A critical vulnerability in Zcash's Orchard shielded pool threatened the protocol's monetary supply integrity before an emergency fork patched the flaw. Security researcher Taylor Hornby at Shielded Labs discovered the exploit on May 29 within Zcash's zero-knowledge proof circuit, the cryptographic foundation enabling private transactions.
The flaw allowed attackers to potentially create unbounded quantities of ZEC tokens without detection, bypassing the privacy layer that shields transaction amounts and sender identities. ZODL engineers confirmed the vulnerability within hours of discovery, triggering rapid remediation efforts.
Zcash developers deployed an emergency fork to close the supply gap, yet the response exposed deeper tensions in cryptocurrency security architecture. The exploit originated in Orchard, Zcash's most recent shielded pool iteration introduced to replace the older Sapling pool. This meant the newest privacy infrastructure carried the most destructive risk.

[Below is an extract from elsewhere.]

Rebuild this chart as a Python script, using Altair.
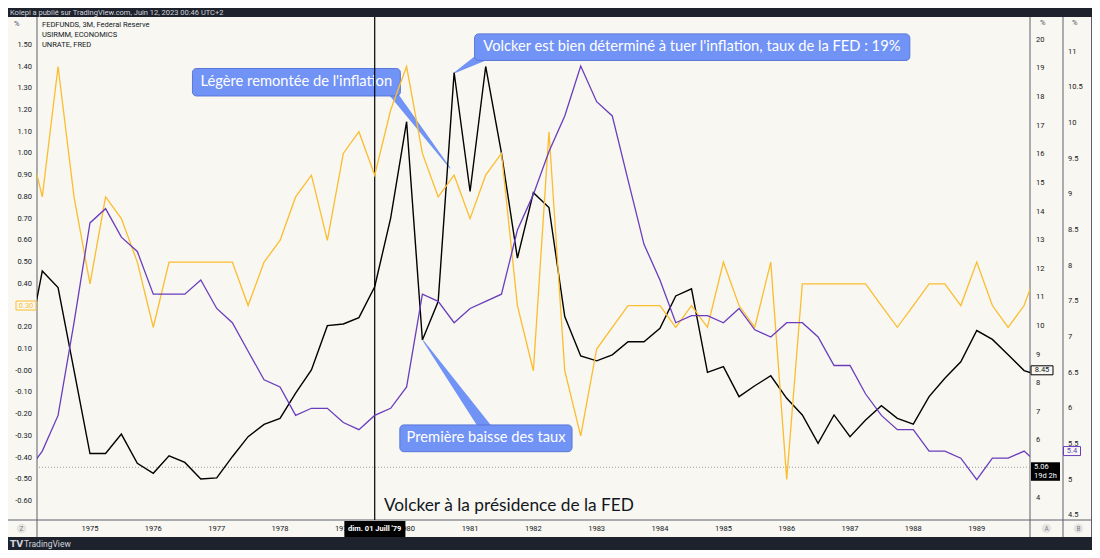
import altair as alt
import pandas as pd

# ---------------- data (quarterly, 1974Q1 .. 1990Q1) ----------------
dates = pd.date_range("1974-01-01", "1990-01-01", freq="QS").strftime("%Y-%m-%d").tolist()

fedfunds = [9.10, 11.92, 11.34, 8.45,
            5.54, 5.54, 6.22, 5.20,
            4.85, 5.46, 5.23, 4.65,
            4.69, 5.43, 6.13, 6.56,
            6.77, 7.65, 8.46, 10.01,
            10.07, 10.29, 11.37, 13.77,
            17.14, 9.51, 10.85, 18.86,
            14.70, 19.07, 16.04, 12.37,
            14.66, 14.14, 10.33, 8.95,
            8.78, 8.99, 9.45, 9.45,
            9.92, 11.05, 11.30, 8.38,
            8.58, 7.53, 7.91, 8.26,
            7.47, 6.89, 5.90, 6.89,
            6.13, 6.71, 7.21, 6.77,
            6.57, 7.53, 8.17, 8.75,
            9.84, 9.53, 8.99, 8.44,
            8.25]

usirmm = [1.10, 0.80, 1.40, 0.80,
          0.40, 0.80, 0.70, 0.50,
          0.20, 0.50, 0.50, 0.50,
          0.50, 0.50, 0.30, 0.50,
          0.60, 0.80, 0.90, 0.60,
          1.00, 1.10, 0.90, 1.20,
          1.40, 1.00, 0.80, 0.90,
          0.70, 0.90, 1.00, 0.30,
          0.00, 1.10, 0.00, -0.30,
          0.10, 0.20, 0.30, 0.30,
          0.30, 0.20, 0.30, 0.20,
          0.50, 0.30, 0.20, 0.50,
          -0.50, 0.40, 0.40, 0.40,
          0.40, 0.40, 0.30, 0.20,
          0.30, 0.40, 0.40, 0.30,
          0.50, 0.30, 0.20, 0.30,
          0.50]

unrate = [5.1, 5.4, 5.9, 7.2,
          8.6, 8.8, 8.4, 8.2,
          7.6, 7.6, 7.6, 7.8,
          7.4, 7.2, 6.8, 6.4,
          6.3, 5.9, 6.0, 6.0,
          5.8, 5.7, 5.9, 6.0,
          6.3, 7.6, 7.5, 7.2,
          7.4, 7.5, 7.6, 8.5,
          9.0, 9.6, 10.1, 10.8,
          10.3, 10.1, 9.2, 8.3,
          7.8, 7.2, 7.3, 7.3,
          7.2, 7.4, 7.1, 7.0,
          7.2, 7.2, 7.0, 6.6,
          6.6, 6.2, 5.9, 5.7,
          5.7, 5.4, 5.4, 5.3,
          5.0, 5.3, 5.3, 5.4,
          5.2]

# tick values and their labels (as printed on the chart)
left_ticks = [-0.6, -0.5, -0.4, -0.3, -0.2, -0.1, 0.0, 0.1, 0.2, 0.3, 0.4,
              0.5, 0.6, 0.7, 0.8, 0.9, 1.0, 1.1, 1.2, 1.3, 1.4, 1.5]
left_labels = ["-0.60", "-0.50", "-0.40", "-0.30", "-0.20", "-0.10", "-0.00", "0.10", "0.20",
               "0.30", "0.40", "0.50", "0.60", "0.70", "0.80", "0.90", "1.00", "1.10", "1.20",
               "1.30", "1.40", "1.50"]
fed_ticks = [4, 6, 7, 8, 9, 10, 11, 12, 13, 14, 15, 16, 17, 18, 19, 20]
fed_labels = ["4", "6", "7", "8", "9", "10", "11", "12", "13", "14", "15", "16", "17", "18", "19", "20"]
un_ticks = [4.5, 5, 5.5, 6, 6.5, 7, 7.5, 8, 8.5, 9, 9.5, 10, 10.5, 11]
un_labels = ["4.5", "5", "5.5", "6", "6.5", "7", "7.5", "8", "8.5", "9", "9.5", "10", "10.5", "11"]
year_ticks = ["1975-01-01", "1976-01-01", "1977-01-01", "1978-01-01", "1979-01-01", "1980-01-01",
              "1981-01-01", "1982-01-01", "1983-01-01", "1984-01-01", "1985-01-01", "1986-01-01",
              "1987-01-01", "1988-01-01", "1989-01-01"]
year_labels = ["1975", "1976", "1977", "1978", "1979", "1980", "1981", "1982", "1983", "1984",
               "1985", "1986", "1987", "1988", "1989"]

# annotations (anchored in time / FEDFUNDS scale)
call_x1 = ["1976-08-14", "1981-01-27", "1979-11-23"]
call_x2 = ["1979-11-26", "1987-12-12", "1982-08-12"]
call_y1 = [19.00, 20.21, 6.54]
call_y2 = [18.04, 19.28, 5.605]
call_tx = ["1978-04-05", "1984-07-03", "1981-04-03"]
call_ty = [18.53, 19.74, 6.07]
call_text = ["Légère remontée de l'inflation",
             "Volcker est bien déterminé à tuer l'inflation, taux de la FED : 19%",
             "Première baisse des taux"]
tail_id = ["a", "a", "b", "b", "c", "c"]
tail_date = ["1979-10-08", "1980-09-07", "1981-03-11", "1980-10-06", "1981-04-09", "1980-04-07"]
tail_val = [18.18, 15.52, 19.41, 18.86, 6.36, 9.475]
tail_w = [8, 1, 10, 1, 12, 1]
tail_o = [0, 1, 0, 1, 0, 1]

volcker_date = "1979-07-01"

df = pd.DataFrame({"date": dates, "fedfunds": fedfunds, "usirmm": usirmm, "unrate": unrate})
calls = pd.DataFrame({"x1": call_x1, "x2": call_x2, "y1": call_y1, "y2": call_y2})
call_lbl = pd.DataFrame({"d": call_tx, "v": call_ty, "t": call_text})
tails = pd.DataFrame({"id": tail_id, "d": tail_date, "v": tail_val, "w": tail_w, "o": tail_o})
vline = pd.DataFrame({"d": [volcker_date]})
ONE = pd.DataFrame({"k": [0]})

# ---------------- style ----------------
PANEL = "#f8f7f2"
DARK = "#1e222d"
SEP = "#5d606b"
YEL = "#fbbd2e"
PUR = "#6a3dbd"
BLK = "#131722"
CALL = "#7193f5"
CALL_S = "#5878d8"
FONT = "Lato"
AXF = "Roboto"
W, H = 993, 503

x_scale = alt.Scale(type="utc", domain=[alt.DateTime(year=1974, month=3, date=1, hours=12, utc=True),
                                        alt.DateTime(year=1989, month=11, date=4, utc=True)])
L_scale = alt.Scale(domain=[-0.687, 1.628], nice=False, zero=False)
A_scale = alt.Scale(domain=[3.217, 20.80], nice=False, zero=False)
B_scale = alt.Scale(domain=[4.433, 11.488], nice=False, zero=False)

X = alt.X("date:T", scale=x_scale, axis=None)


def label(s, x, y, size=7.5, color=BLK, align="left", font=AXF, weight="normal"):
    return alt.Chart(ONE).mark_text(text=s, fontSize=size, color=color, align=align,
                                    baseline="middle", font=font, fontWeight=weight).encode(
        x=alt.value(x), y=alt.value(y))


def rule(x1, y1, x2, y2, color=SEP, w=1):
    return alt.Chart(ONE).mark_rule(color=color, strokeWidth=w).encode(
        x=alt.value(x1), y=alt.value(y1), x2=alt.value(x2), y2=alt.value(y2))


def box(x1, y1, x2, y2, fill):
    return alt.Chart(ONE).mark_rect(fill=fill).encode(
        x=alt.value(x1), x2=alt.value(x2), y=alt.value(y1), y2=alt.value(y2))


def value_tag(scale, v, text, x1, x2, fill, stroke, tcolor, up=4.5, down=4.5):
    d = pd.DataFrame({"v": [v], "t": [text]})
    r = alt.Chart(d).mark_rect(fill=fill, stroke=stroke, strokeWidth=1, yOffset=-up, y2Offset=down).encode(
        x=alt.value(x1), x2=alt.value(x2), y=alt.Y("v:Q", scale=scale, axis=None), y2="v:Q")
    t = alt.Chart(d).mark_text(color=tcolor, fontSize=7.5, font=AXF, baseline="middle", align="center").encode(
        x=alt.value((x1 + x2) / 2), y=alt.Y("v:Q", scale=scale, axis=None), text="t:N")
    return r + t


def y_tick_labels(scale, ticks, labels, x, align):
    d = pd.DataFrame({"v": ticks, "t": labels})
    return alt.Chart(d).mark_text(fontSize=7.5, font=AXF, color=BLK, align=align, baseline="middle").encode(
        x=alt.value(x), y=alt.Y("v:Q", scale=scale, axis=None), text="t:N")


# ---------------- FEDFUNDS group (right scale A) ----------------
dotted = alt.Chart(pd.DataFrame({"v": [5.06]})).mark_rule(color="#9a9ca3", strokeDash=[1, 2]).encode(
    y=alt.Y("v:Q", scale=A_scale, axis=None))

tail_marks = alt.Chart(tails).mark_trail(color=CALL).encode(
    x=alt.X("d:T", scale=x_scale, axis=None),
    y=alt.Y("v:Q", scale=A_scale, axis=None),
    size=alt.Size("w:Q", scale=None, legend=None),
    detail="id:N", order="o:Q")

call_rects = alt.Chart(calls).mark_rect(fill=CALL, stroke=CALL_S, strokeWidth=1, cornerRadius=4).encode(
    x=alt.X("x1:T", scale=x_scale, axis=None), x2="x2:T",
    y=alt.Y("y1:Q", scale=A_scale, axis=None), y2="y2:Q")

call_texts = alt.Chart(call_lbl).mark_text(color="white", fontSize=14.7, font=FONT, baseline="middle",
                                           align="center").encode(
    x=alt.X("d:T", scale=x_scale, axis=None),
    y=alt.Y("v:Q", scale=A_scale, axis=None), text="t:N")

vrule = alt.Chart(vline).mark_rule(color="#000000", strokeWidth=1.2).encode(
    x=alt.X("d:T", scale=x_scale, axis=None))

year_lbls = alt.Chart(pd.DataFrame({"d": year_ticks, "t": year_labels})).mark_text(
    fontSize=7.5, font=AXF, color=BLK, align="center", baseline="middle").encode(
    x=alt.X("d:T", scale=x_scale, axis=None), y=alt.value(511.5), text="t:N")

date_box = alt.Chart(pd.DataFrame({"a": ["1979-01-07"], "b": ["1979-12-25"]})).mark_rect(fill="#000000").encode(
    x=alt.X("a:T", scale=x_scale, axis=None), x2="b:T", y=alt.value(504), y2=alt.value(520))
date_txt = alt.Chart(vline).mark_text(text="dim. 01 Juill '79", color="white", fontSize=7.5, font=AXF,
                                      fontWeight="bold", baseline="middle").encode(
    x=alt.X("d:T", scale=x_scale, axis=None), y=alt.value(512))

volcker_txt = alt.Chart(pd.DataFrame({"d": ["1979-08-23"], "v": [3.706]})).mark_text(
    text="Volcker à la présidence de la FED", color=BLK, fontSize=17.3, font=FONT, align="left",
    baseline="middle").encode(x=alt.X("d:T", scale=x_scale, axis=None),
                              y=alt.Y("v:Q", scale=A_scale, axis=None))

fed_line = alt.Chart(df).mark_line(color="#000000", strokeWidth=1.4, clip=True).encode(
    x=X, y=alt.Y("fedfunds:Q", scale=A_scale, axis=None))

tag845 = value_tag(A_scale, 8.45, "8.45", 994, 1016, PANEL, "#000000", BLK)
tag506_box = alt.Chart(pd.DataFrame({"v": [5.06]})).mark_rect(fill="#000000", yOffset=-5, y2Offset=13.5).encode(
    x=alt.value(994), x2=alt.value(1023), y=alt.Y("v:Q", scale=A_scale, axis=None), y2="v:Q")
tag506_t1 = alt.Chart(pd.DataFrame({"v": [5.06]})).mark_text(text="5.06", color="white", fontSize=7.5, font=AXF,
                                                            align="left", baseline="middle", dy=0).encode(
    x=alt.value(997), y=alt.Y("v:Q", scale=A_scale, axis=None))
tag506_t2 = alt.Chart(pd.DataFrame({"v": [5.06]})).mark_text(text="19d 2h", color="white", fontSize=7.5, font=AXF,
                                                            align="left", baseline="middle", dy=8.5).encode(
    x=alt.value(997), y=alt.Y("v:Q", scale=A_scale, axis=None))

decor = [
    box(-29, -9, 1055, 0, DARK),
    box(-29, 520, 1055, 533, DARK),
    rule(0, 0, 0, 520), rule(993, 0, 993, 520), rule(1026, 0, 1026, 520), rule(1054.5, 0, 1054.5, 520),
    rule(-29, 503, 1055, 503),
]

texts = [
    label("Kolepi a publié sur TradingView.com, Juin 12, 2023 00:46 UTC+2", -27, -4.5, size=7.5, color="#d1d4dc"),
    label("FEDFUNDS, 3M, Federal Reserve", 5, 8),
    label("USIRMM, ECONOMICS", 5, 17.7),
    label("UNRATE, FRED", 5, 27.7),
    label("%", -23, 7, color="#50535e"),
    label("%", 1003, 6, color="#50535e"),
    label("%", 1035, 6, color="#50535e"),
    alt.Chart(ONE).mark_point(filled=True, size=95, color="#e6e5e1", opacity=1).encode(
        x=alt.value(-15.5), y=alt.value(511.5)),
    alt.Chart(ONE).mark_point(filled=True, size=95, color="#e6e5e1", opacity=1).encode(
        x=alt.value(1009.5), y=alt.value(511.5)),
    alt.Chart(ONE).mark_point(filled=True, size=95, color="#e6e5e1", opacity=1).encode(
        x=alt.value(1041.5), y=alt.value(511.5)),
    label("Z", -15.5, 511.5, size=6.5, color="#787b86", align="center"),
    label("A", 1009.5, 511.5, size=6.5, color="#787b86", align="center"),
    label("B", 1041.5, 511.5, size=6.5, color="#787b86", align="center"),
    label("TV", -27, 527, size=9, color="#d1d4dc", weight="bold", font="DejaVu Sans"),
    label("TradingView", -13, 527, size=8.5, color="#d1d4dc"),
]

fed_group = alt.layer(*decor, dotted, tail_marks, call_rects, call_texts, vrule, year_lbls, date_box, date_txt,
                      volcker_txt, y_tick_labels(A_scale, fed_ticks, fed_labels, 999, "left"),
                      fed_line, tag845, tag506_box, tag506_t1, tag506_t2, *texts)

# ---------------- USIRMM group (left scale) ----------------
yel_line = alt.Chart(df).mark_line(color=YEL, strokeWidth=1.3, clip=True).encode(
    x=X, y=alt.Y("usirmm:Q", scale=L_scale, axis=None))
yel_group = alt.layer(y_tick_labels(L_scale, left_ticks, left_labels, -5, "right"), yel_line,
                      value_tag(L_scale, 0.30, "0.30", -21, -1, PANEL, YEL, YEL))

# ---------------- UNRATE group (right scale B) ----------------
pur_line = alt.Chart(df).mark_line(color=PUR, strokeWidth=1.3, clip=True).encode(
    x=X, y=alt.Y("unrate:Q", scale=B_scale, axis=None))
pur_group = alt.layer(y_tick_labels(B_scale, un_ticks, un_labels, 1031, "left"), pur_line,
                      value_tag(B_scale, 5.4, "5.4", 1026.5, 1043.5, PANEL, PUR, PUR))

chart = alt.layer(fed_group, yel_group, pur_group).resolve_scale(y="independent").properties(
    width=W, height=H,
    padding={"left": 29, "top": 9, "right": 62, "bottom": 30},
    autosize=alt.AutoSizeParams(type="none"),
).configure(background=PANEL).configure_view(stroke=None)

chart.save("out.html", embed_options={"renderer": "svg", "actions": False})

The incident underscores how AI-assisted security analysis and zero-knowledge proof complexity create novel attack surfaces that traditional auditing misses. Zcash operates three separate shielded pools with different cryptographic proofs, multiplying the surface area for protocol-level flaws. Each pool requires independent security validation, yet coordinating updates across fragmented privacy layers proved challenging even with advance warning.

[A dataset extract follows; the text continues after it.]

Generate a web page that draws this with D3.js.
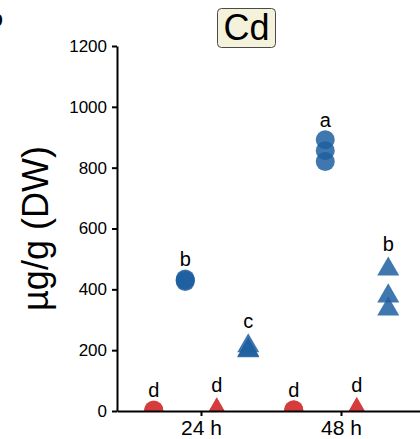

Regulatory implications loom. A successful Zcash supply inflation would have devastated the protocol's credibility at a moment when privacy-focused tokens face increased scrutiny from regulators worldwide. The emergency fork demonstrates Zcash's ability to mobilize, but also highlights that monetary protocols cannot afford discovery gaps.

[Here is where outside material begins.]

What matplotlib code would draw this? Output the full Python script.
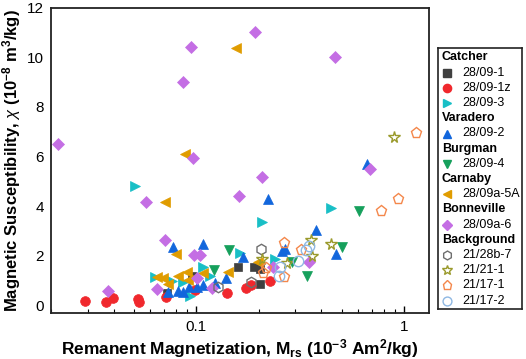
import numpy as np
import matplotlib
matplotlib.use("Agg")
import matplotlib.pyplot as plt
from matplotlib.ticker import LogLocator, NullFormatter, FixedLocator, FixedFormatter

plt.rcParams['font.family'] = ['Liberation Sans', 'DejaVu Sans']
plt.rcParams['mathtext.fontset'] = 'custom'
plt.rcParams['mathtext.rm'] = 'Liberation Sans'
plt.rcParams['mathtext.it'] = 'Liberation Sans:italic'
plt.rcParams['mathtext.bf'] = 'Liberation Sans:bold'

# Catcher
c1_x = [0.158, 0.190, 0.203, 0.203, 0.0957, 0.0725]
c1_y = [1.54, 1.54, 1.45, 0.85, 1.17, 0.48]
c1z_x = [0.0293, 0.0369, 0.0399, 0.0526, 0.0532, 0.0718, 0.0989, 0.141, 0.174, 0.184, 0.227]
c1z_y = [0.16, 0.12, 0.28, 0.24, 0.12, 0.32, 0.61, 0.48, 0.69, 0.81, 0.97]
c3_x = [0.0509, 0.207, 0.446, 0.163, 0.240, 0.0635, 0.108, 0.117, 0.0936, 0.0767, 0.0866]
c3_y = [4.81, 3.35, 3.92, 2.10, 1.86, 1.13, 1.54, 1.17, 0.36, 0.97, 0.93]
# Varadero
v_x = [0.66, 0.222, 0.377, 0.259, 0.268, 0.168, 0.47, 0.108, 0.139, 0.0775,
       0.0734, 0.0819, 0.0926, 0.108, 0.123, 0.086, 0.101]
v_y = [5.70, 4.28, 3.03, 2.18, 2.26, 1.94, 2.06, 2.46, 1.09, 2.34,
       0.53, 0.57, 0.73, 0.81, 0.89, 0.53, 0.73]
# Burgman
b_x = [0.144, 0.121, 0.289, 0.341, 0.503, 0.608]
b_y = [2.22, 1.41, 1.74, 1.17, 2.34, 3.80]
# Carnaby
cn_x = [0.156, 0.0885, 0.0710, 0.0801, 0.0650, 0.0694, 0.0734, 0.0819, 0.0905, 0.0915, 0.108, 0.142, 0.197]
cn_y = [10.38, 6.10, 4.16, 2.06, 1.13, 1.09, 0.85, 1.17, 1.33, 1.01, 1.29, 1.33, 1.74]
# Bonneville
bn_x = [0.0217, 0.0946, 0.0866, 0.192, 0.466, 0.0967, 0.0575, 0.161, 0.207, 0.687,
        0.0710, 0.0378, 0.0978, 0.1045, 0.0650, 0.119, 0.349, 0.234, 0.101]
bn_y = [6.50, 10.42, 9.00, 11.03, 10.02, 5.94, 4.16, 4.40, 5.17, 5.50,
        2.63, 0.57, 2.02, 2.02, 0.65, 0.69, 1.74, 1.54, 1.09]
# Background
g1_x = [0.127, 0.184, 0.205]
g1_y = [0.73, 0.93, 2.26]
g2_x = [0.895, 0.357, 0.446, 0.361, 0.207, 0.274]
g2_y = [6.79, 2.63, 2.46, 1.98, 1.86, 1.70]
g3_x = [1.14, 0.935, 0.776, 0.265, 0.32, 0.217, 0.21, 0.265]
g3_y = [6.95, 4.28, 3.80, 2.50, 2.22, 1.49, 1.29, 1.13]
g4_x = [0.338, 0.349, 0.309, 0.253, 0.250]
g4_y = [2.22, 2.38, 1.78, 1.54, 1.17]

series = [
    # header, label, x, y, marker, color, filled, size
    ('Catcher', None, None, None, None, None, None, None),
    (None, '28/09-1', c1_x, c1_y, 's', '#404040', True, 6),
    (None, '28/09-1z', c1z_x, c1z_y, 'o', '#f0282d', True, 7),
    (None, '28/09-3', c3_x, c3_y, '>', '#18bfc6', True, 7.5),
    ('Varadero', None, None, None, None, None, None, None),
    (None, '28/09-2', v_x, v_y, '^', '#1266dc', True, 7.5),
    ('Burgman', None, None, None, None, None, None, None),
    (None, '28/09-4', b_x, b_y, 'v', '#16a05c', True, 7.5),
    ('Carnaby', None, None, None, None, None, None, None),
    (None, '28/09a-5A', cn_x, cn_y, '<', '#e09c00', True, 7.5),
    ('Bonneville', None, None, None, None, None, None, None),
    (None, '28/09a-6', bn_x, bn_y, 'D', '#c46ee4', True, 6),
    ('Background', None, None, None, None, None, None, None),
    (None, '21/28b-7', g1_x, g1_y, 'h', '#6e6e6e', False, 7.5),
    (None, '21/21-1', g2_x, g2_y, '*', '#9a9a2c', False, 8.5),
    (None, '21/17-1', g3_x, g3_y, 'p', '#f4874b', False, 8),
    (None, '21/17-2', g4_x, g4_y, 'o', '#8fb8e3', False, 7.5),
]

fig = plt.figure(figsize=(5.26, 3.59), dpi=100)
ax = fig.add_axes([0.097, 0.128, 0.719, 0.850])

for head, lab, xs, ys, mk, col, filled, ms in series:
    if head is not None:
        continue
    if filled:
        ax.plot(xs, ys, linestyle='none', marker=mk, ms=ms, color=col, mec=col, mew=0.5)
    else:
        ax.plot(xs, ys, linestyle='none', marker=mk, ms=ms, mfc='none', mec=col, mew=1.0)

ax.set_xscale('log')
ax.set_xlim(0.02, 1.32)
ax.set_ylim(-0.32, 12)
ax.xaxis.set_major_locator(FixedLocator([0.1, 1]))
ax.xaxis.set_major_formatter(FixedFormatter(['0.1', '1']))
ax.xaxis.set_minor_locator(LogLocator(base=10, subs=np.arange(2, 10)))
ax.xaxis.set_minor_formatter(NullFormatter())
ax.set_yticks([0, 2, 4, 6, 8, 10, 12])
ax.tick_params(axis='x', which='major', direction='in', length=5, width=1, labelsize=11, pad=5)
ax.tick_params(axis='x', which='minor', direction='in', length=3, width=0.8)
ax.tick_params(axis='y', length=0, labelsize=11, pad=5)
for s in ax.spines.values():
    s.set_linewidth(1.3)
    s.set_color('#222222')

ax.set_xlabel(r'Remanent Magnetization, M$_{\mathbf{rs}}$ (10$^{\mathbf{-3}}$ Am$^{\mathbf{2}}$/kg)',
              fontsize=12.5, fontweight='bold', labelpad=2)
ax.set_ylabel(r'Magnetic Susceptibility, $\chi$ (10$^{\mathbf{-8}}$ m$^{\mathbf{3}}$/kg)',
              fontsize=12, fontweight='bold', labelpad=3)

# legend panel
lax = fig.add_axes([438 / 526, 1 - 309 / 359, 84 / 526, 261 / 359])
lax.set_xlim(0, 84)
lax.set_ylim(261, 0)
lax.set_xticks([])
lax.set_yticks([])
for s in lax.spines.values():
    s.set_linewidth(1.2)
    s.set_color('#222222')

row_y = 9.5
for head, lab, xs, ys, mk, col, filled, ms in series:
    if head is not None:
        lax.text(4, row_y, head, fontsize=9, fontweight='bold', va='center', ha='left')
    else:
        if filled:
            lax.plot([9], [row_y], marker=mk, ms=ms * 0.85, color=col, mec=col, linestyle='none')
        else:
            lax.plot([9], [row_y], marker=mk, ms=ms * 0.85, mfc='none', mec=col, mew=1.0, linestyle='none')
        lax.text(24, row_y, lab, fontsize=9, va='center', ha='left')
    row_y += 15.2

fig.savefig('out.png', dpi=100)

The vulnerability reinforces that privacy at the base layer introduces complexity that scale-dependent security models struggle to contain. Zcash's shielded pools process smaller volumes than transparent blockchains, yet their cryptographic burden exceeds standard token contracts by orders of magnitude. Future privacy protocols will need to address this asymmetry before mainnet deployment, not after emergency patches.